Concept

Vicious circle principle

The vicious circle principle is a principle that was endorsed by many predicativist mathematicians in the early 20th century to prevent contradictions. The principle states that no object or property may be introduced by a definition that depends on that object or property itself. In addition to ruling out definitions that are explicitly circular (like "an object has property P iff it is not next to anything that has property P"), this principle rules out definitions that quantify over domains which include the entity being defined. Thus, it blocks Russell's paradox, which defines a set R that contains all sets which do not contain themselves. This definition is blocked because it defines a new set in terms of the totality of all sets, of which this new set would itself be a member. However, it also blocks one standard definition of the natural numbers. First, we define a property as being "hereditary" if, whenever a number n has the property, so does n +1. Then we say that x has the property of being a natural number if and only if it has every hereditary property that 0 has. This definition is blocked, because it defines "natural number" in terms of the totality of all hereditary properties, but "natural number" itself would be such a hereditary property, so the definition is circular in this sense.

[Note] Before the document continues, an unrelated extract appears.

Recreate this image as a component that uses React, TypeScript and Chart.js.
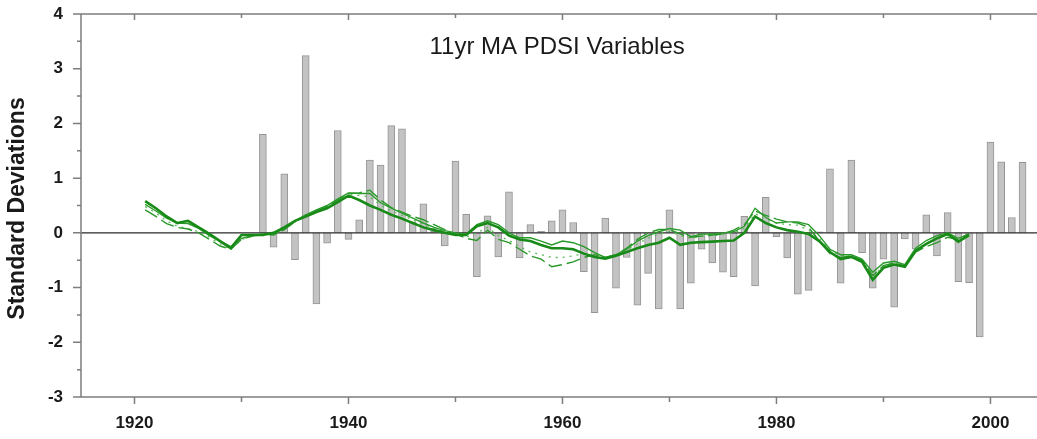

Most modern mathematicians and philosophers of mathematics think that this particular definition is not circular in any problematic sense, and thus they reject the vicious circle principle. But it was endorsed by many early 20th-century researchers, including Bertrand Russell and Henri Poincaré. On the other hand, Frank P. Ramsey and Rudolf Carnap accepted the ban on explicit circularity, but argued against the ban on circular quantification. After all, the definition "let T be the tallest man in the room" defines T by means of quantification over a domain (men in the room) of which T is a member. But this is not problematic, they suggest, because the definition does not actually create the person, but merely shows how to pick him out of the totality.